What's more, this years Western Conference is weaker than last years. The Spurs are a year older (so old, it seems, that Pop gave Duncan, Manu, and Parker an entire night off!), injuries about for the Jazz and Hornets, the Suns players miss D'Antoni and don't seem to much like playing for their new coach, and while Denver and Portland have a lot of upside, I can't see them beating the Lakers or Spurs in a seven game series. But the East is a Beast this year, with the Celtics, Cavs, and Magic all playing an exceptionally strong first half of the season.
So what's the short term battle plan? The Lakers star players need to step it up a notch, and they have already done so. On Superbowl Sunday Kobe netted 61 in New York against the Knicks, setting a record for most points scored in MSG. And Gasol has had a couple of monster games where he's scored over 30 and racked up more than 10 boards. Tomorrow's game on the road against the Celtics, after playing a game today against the Raptors, will be a good litmus test. Will the Lakers be able to raise their game to the level of the Celtics, who are riding a 12 game win streak? Can Kobe and crew up their game and beat Boston in both of their games this season? I doubt it, given the back-to-back and being in the midst of a long road trip, but a W will sure give the Lakers much needed mental fortitude and a sense that this Celtics team can be beaten sans Bynum. (There's another big game on Sunday in Cleveland against the Cavs that should serve as another litmus test.) Another short term option would be to get another big man on the roster. Perhaps some team will take Lamar Odom and a draft pick for a reliable big man. Don't forget, last year around this time they landed Pau Gasol from the Grizzlies, so you never know what might happen.

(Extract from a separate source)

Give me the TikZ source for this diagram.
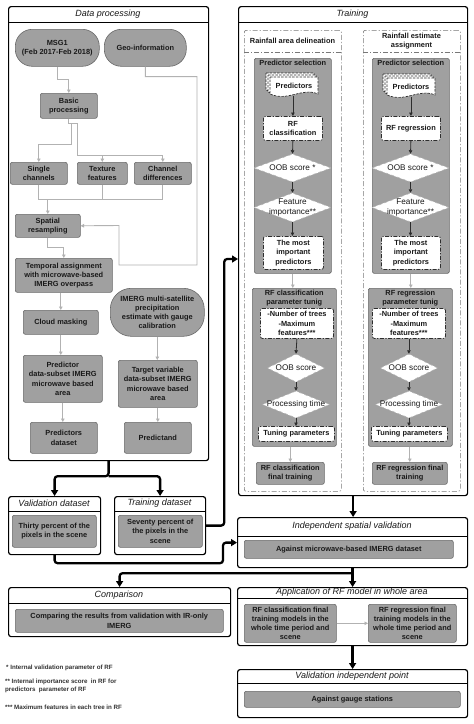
\documentclass[tikz,border=0pt]{standalone}
\usepackage{fontspec}
\setmainfont{Liberation Sans}
\usetikzlibrary{shapes.geometric,arrows.meta,calc}
\definecolor{boxgray}{RGB}{160,160,160}
\definecolor{boxedge}{RGB}{105,105,105}
\definecolor{linegray}{RGB}{178,178,178}
\definecolor{dashdark}{RGB}{45,45,45}
\definecolor{outerdash}{RGB}{120,120,120}
\definecolor{txt}{RGB}{25,25,25}
\tikzset{
 frame/.style={draw=black, line width=1.2pt, rounded corners=2.5pt, fill=white, inner sep=0},
 ftitle/.style={font=\itshape\fontsize{9}{11}\selectfont, text=txt, inner sep=0},
 gbox/.style={draw=boxedge, fill=boxgray, line width=0.6pt, rounded corners=2pt, align=center, inner xsep=2pt, inner ysep=0pt, font=\bfseries\fontsize{7.4}{9.2}\selectfont, text=txt},
 term/.style={gbox, rounded corners=17pt},
 panel/.style={draw=boxedge, fill=boxgray, line width=0.6pt, rounded corners=1.5pt, inner sep=0},
 ptitle/.style={font=\bfseries\fontsize{7.4}{9.2}\selectfont, text=txt, align=center, inner sep=0},
 ddbox/.style={draw=dashdark, fill=white, line width=0.8pt, rounded corners=2pt, dash pattern=on 4pt off 1.5pt on 1.2pt off 1.5pt, align=center, inner xsep=2pt, inner ysep=0pt, font=\bfseries\fontsize{7.4}{9.2}\selectfont, text=txt},
 outer/.style={draw=outerdash, line width=0.6pt, rounded corners=2pt, dash pattern=on 5pt off 2pt on 1.2pt off 2pt, inner sep=0},
 outerline/.style={draw=outerdash, line width=0.6pt, dash pattern=on 5pt off 2pt on 1.2pt off 2pt},
 dia/.style={diamond, draw=gray!60, dashed, fill=white, inner sep=0, line width=0.5pt},
 diatext/.style={font=\fontsize{8.2}{9.2}\selectfont, align=center, text=txt, inner sep=0},
 gline/.style={draw=linegray, line width=0.9pt},
 garrow/.style={gline, -{Triangle[length=3.5pt,width=3.5pt]}},
 darrow/.style={draw=dashdark, line width=0.8pt, -{Triangle[length=3.5pt,width=3.5pt]}},
 bline/.style={draw=black, line width=2.3pt, rounded corners=3pt},
 barrow/.style={bline, -{Triangle[length=6pt,width=7pt]}},
 foot/.style={font=\bfseries\fontsize{6.2}{8}\selectfont, text=black!80, anchor=west, align=left, inner sep=0},
}
\newcommand\bx[7]{\node[#1, anchor=north west, minimum width={(#5)-(#3)}, minimum height={(#6)-(#4)}] (#2) at (#3,#4) {#7};}
\newcommand\frm[7]{\node[frame, anchor=north west, minimum width={(#4)-(#2)}, minimum height={(#5)-(#3)}] (#1) at (#2,#3) {};
 \draw[line width=1pt] (#2,#6) -- (#4,#6);
 \node[ftitle] (#1-t) at ({((#2)+(#4))/2},{((#3)+(#6))/2}) {#7};}
\newcommand\docpage[2]{\draw[dashdark, fill=white, line width=0.7pt, dash pattern=on 2.5pt off 1.2pt] (#1,#2) -- ({#1+48},#2) -- ({#1+48},{#2+17}) .. controls ({#1+32},{#2+10}) and ({#1+18},{#2+25}) .. (#1,{#2+17}) -- cycle;}
\begin{document}
\begin{tikzpicture}[x=1pt,y=-1pt]
\useasboundingbox (0,0) rectangle (474,724);
\fill[white] (0,0) rectangle (474,724);

% ---------------- Data processing ----------------
\frm{dp}{8}{6}{208}{460}{22}{Data processing}
\bx{term}{msg}{15}{29}{99}{66}{MSG1\\(Feb 2017-Feb 2018)}
\bx{term}{geo}{104}{29}{186}{66}{Geo-information}
\bx{gbox}{basic}{40}{93}{97}{118}{Basic\\processing}
\bx{gbox}{single}{10}{162}{67}{184}{Single\\channels}
\bx{gbox}{texture}{77}{162}{127}{184}{Texture\\features}
\bx{gbox}{chdiff}{134}{162}{191}{184}{Channel\\differences}
\bx{gbox}{spatial}{15}{214}{80}{237}{Spatial\\resampling}
\bx{gbox}{temporal}{15}{258}{112}{292}{Temporal assignment\\with microwave-based\\IMERG overpass}
\bx{gbox}{cloud}{23}{310}{98}{334}{Cloud masking}
\bx{gbox}{pred}{23}{355}{102}{402}{Predictor\\data-subset IMERG\\microwave based\\area}
\bx{gbox}{predset}{30}{422}{97}{453}{Predictors\\dataset}
\node[term, anchor=north west, minimum width=94, minimum height=48, rounded corners=21pt] (imerg) at (110,288) {IMERG multi-satellite\\precipitation\\estimate with gauge\\calibration};
\bx{gbox}{target}{118}{360}{197}{407}{Target variable\\data-subset IMERG\\microwave based\\area}
\bx{gbox}{predictand}{124}{422}{191}{453}{Predictand}

\draw[garrow] (msg.south) -- ++(0,13) -| (basic.north);
\coordinate (b1) at ($(basic.south)+(0,5)$);
\draw[gline] (basic.south) -- (b1);
\draw[garrow] (b1) -- ++(2.5,0) -- ++(0,21) -| (single.north);
\draw[garrow] (b1) -- ++(8.5,0) -- ++(0,32) -| (chdiff.north);
\draw[garrow] ($(texture.north)+(0,-7)$) -- (texture.north);
\draw[gline] (single.south) -- ++(0,15) -| (chdiff.south);
\draw[gline] (texture.south) -- ++(0,15);
\draw[garrow] ($(spatial.north)+(0,-15)$) -- (spatial.north);
\coordinate (g1) at (197,265);
\coordinate (g2) at (119,225.5);
\draw[garrow] (geo.south) -- ++(0,10) -| (g1) -| (g2) -- (spatial.east);
\draw[garrow] (spatial.south) -- ++(0,10) -| (temporal.north);
\draw[garrow] (cloud.north |- temporal.south) -- (cloud.north);
\draw[garrow] (cloud.south) -- (cloud.south |- pred.north);
\draw[garrow] (pred.south) -- (pred.south |- predset.north);
\draw[garrow] (imerg.south) -- (imerg.south |- target.north);
\draw[garrow] (target.south) -- (target.south |- predictand.north);

% ---------------- datasets ----------------
\frm{vd}{8}{496}{100}{554}{511}{Validation dataset}
\bx{gbox}{vdi}{12}{515}{96}{547}{Thirty percent of the\\pixels in the scene}
\frm{td}{114}{496}{205}{554}{511}{Training dataset}
\bx{gbox}{tdi}{118}{515}{202}{547}{Seventy percent of\\the pixels in the\\scene}

% ---------------- Comparison ----------------
\frm{cmp}{8}{587}{230}{636}{603}{Comparison}
\bx{gbox}{cmpi}{15}{609}{223}{632}{Comparing the results from validation with IR-only\\IMERG}

% ---------------- Training ----------------
\frm{tr}{238}{6}{467}{495}{22}{Training}
\node[outer, anchor=north west, minimum width=97, minimum height=461] (rad) at (244,30) {};
\draw[outerline] (244,52) -- (341,52);
\node[ptitle] (rad-t) at (292.5,41) {Rainfall area delineation};
\node[outer, anchor=north west, minimum width=97, minimum height=461] (rea) at (363,30) {};
\draw[outerline] (363,52) -- (460,52);
\node[ptitle] (rea-t) at (411.5,41) {Rainfall estimate\\assignment};

% left column
\node[panel, anchor=north west, minimum width=77, minimum height=215] (psL) at (254,58) {};
\node[ptitle, anchor=north] (psL-t) at ($(psL.north)+(0,1.5)$) {Predictor selection};
\docpage{266}{73}\docpage{268}{75}\docpage{270}{77}
\node[ptitle, minimum width=48, minimum height=20] (predL) at (294,86) {Predictors};
\bx{ddbox}{rfcL}{263}{116}{322}{140}{RF\\classification}
\node[dia, minimum width=77, minimum height=28] (oobL) at (292.5,168) {};
\node[diatext] (oobL-t) at (oobL) {OOB score *};
\node[dia, minimum width=77, minimum height=29] (featL) at (292.5,207.5) {};
\node[diatext] (featL-t) at (featL) {Feature\\importance**};
\bx{ddbox}{mostL}{263}{236}{323}{269}{The most\\important\\predictors}
\draw[darrow] (rfcL.north |- predL.south) -- (rfcL.north);
\draw[darrow] (rfcL.south) -- (oobL.north);
\draw[darrow] (oobL.south) -- (featL.north);
\draw[darrow] (featL.south) -- (featL.south |- mostL.north);

\node[panel, anchor=north west, minimum width=84, minimum height=158] (tunL) at (252,288) {};
\node[ptitle, anchor=north] (tunL-t) at ($(tunL.north)+(0,1.5)$) {RF classification\\parameter tunig};
\bx{ddbox}{parL}{260}{308}{333}{338}{-Number of trees\\-Maximum\\features***}
\node[dia, minimum width=57, minimum height=28] (oob2L) at (296,368) {};
\node[diatext] (oob2L-t) at (oob2L) {OOB score};
\node[dia, minimum width=67, minimum height=27] (procL) at (296,404.5) {};
\node[diatext] (procL-t) at (procL) {Processing time};
\bx{ddbox}{tunpL}{258}{426}{334}{441}{Tuning parameters}
\draw[darrow] (parL.south) -- (oob2L.north);
\draw[darrow] (oob2L.south) -- (procL.north);
\draw[darrow] (procL.south) -- (procL.south |- tunpL.north);
\bx{gbox}{finL}{256}{462}{324}{484}{RF classification\\final training}
\draw[garrow] (psL.south) -- (psL.south |- tunL.north);
\draw[garrow] (finL.north |- tunL.south) -- (finL.north);

% right column
\node[panel, anchor=north west, minimum width=77, minimum height=215] (psR) at (372,58) {};
\node[ptitle, anchor=north] (psR-t) at ($(psR.north)+(0,1.5)$) {Predictor selection};
\docpage{383}{74}\docpage{385}{76}\docpage{387}{78}
\node[ptitle, minimum width=48, minimum height=20] (predR) at (411,87) {Predictors};
\bx{ddbox}{rfrR}{381}{116}{440}{140}{RF regression}
\node[dia, minimum width=77, minimum height=28] (oobR) at (410.5,168) {};
\node[diatext] (oobR-t) at (oobR) {OOB score *};
\node[dia, minimum width=77, minimum height=29] (featR) at (410.5,207.5) {};
\node[diatext] (featR-t) at (featR) {Feature\\importance**};
\bx{ddbox}{mostR}{381}{236}{440}{269}{The most\\important\\predictors}
\draw[darrow] (rfrR.north |- predR.south) -- (rfrR.north);
\draw[darrow] (rfrR.south) -- (oobR.north);
\draw[darrow] (oobR.south) -- (featR.north);
\draw[darrow] (featR.south) -- (featR.south |- mostR.north);

\node[panel, anchor=north west, minimum width=84, minimum height=158] (tunR) at (368,288) {};
\node[ptitle, anchor=north] (tunR-t) at ($(tunR.north)+(0,1.5)$) {RF regression\\parameter tunig};
\bx{ddbox}{parR}{372}{308}{445}{338}{-Number of trees\\-Maximum\\features***}
\node[dia, minimum width=57, minimum height=28] (oob2R) at (409,368) {};
\node[diatext] (oob2R-t) at (oob2R) {OOB score};
\node[dia, minimum width=67, minimum height=27] (procR) at (409,404.5) {};
\node[diatext] (procR-t) at (procR) {Processing time};
\bx{ddbox}{tunpR}{371}{426}{447}{441}{Tuning parameters}
\draw[darrow] (parR.south) -- (parR.south |- oob2R.north);
\draw[darrow] (oob2R.south) -- (procR.north);
\draw[darrow] (procR.south) -- (procR.south |- tunpR.north);
\bx{gbox}{finR}{372}{462}{447}{484}{RF regression final\\training}
\draw[garrow] (psR.south) -- (psR.south |- tunR.north);
\draw[garrow] (finR.north |- tunR.south) -- (finR.north);

% ---------------- right lower frames ----------------
\frm{isv}{237}{517}{467}{567}{536}{Independent spatial validation}
\bx{gbox}{isvi}{244}{540}{453}{558}{Against microwave-based IMERG dataset}
\frm{app}{237}{587}{467}{645}{598}{Application of RF model in whole area}
\bx{gbox}{appL}{244}{604}{336}{642}{RF classification final\\training models in the\\whole time period and\\scene}
\bx{gbox}{appR}{368}{604}{456}{642}{RF regression final\\training models in the\\whole time period and\\scene}
\draw[garrow, line width=0.6pt] (appL.east) -- (appR.west);
\frm{vip}{237}{669}{467}{717}{683}{Validation independent point}
\bx{gbox}{vipi}{244}{691}{460}{707}{Against gauge stations}

% ---------------- thick connectors ----------------
\draw[barrow] (dp.south) -- ++(0,15) -| (vd.north);
\draw[barrow] ($(dp.south)+(0,15)$) -| (td.north);
\coordinate (tin) at (238,259);
\draw[barrow] (td.east) -- ++(18,0) |- (tin);
\draw[barrow] (vd.south) -- ++(0,8) -| ($(isv.west)+(-14,0)$) -- (isv.west);
\draw[barrow] (tr.south) -- (tr.south |- isv.north);
\draw[barrow] (isv.south) -- (isv.south |- app.north);
\draw[barrow] ($(isv.south)+(0,5)$) -| (cmp.north);
\draw[barrow] (app.south) -- (app.south |- vip.north);

% ---------------- footnotes ----------------
\node[foot] (f1) at (6,668) {* Internal validation parameter of RF};
\node[foot] (f2) at (5,686) {** Internal importance score\ \ in RF for\\predictors\ \ parameter of RF};
\node[foot] (f3) at (5,707) {*** Maximum features in each tree in RF};
\end{tikzpicture}
\end{document}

Long term, the Lakers are going to have to plan on being Bynum-less the rest of this season. While the doctors say he might come back before the postseason, I am not optimistic given the history. With a healthy and hungry Bynum I think the Lakers are the deepest team in the League and are certainly capable of winning it all. Without Bynum, the Lakers still have a lot of depth and skill and are still the best team in the West, but their ascention to the Finals is more in doubt without Bynum. I still am picking the Lakers to make it to the Finals this year, but I think they are going to lose to a hungry Cavs team spearheaded by the unstoppable LeBron James.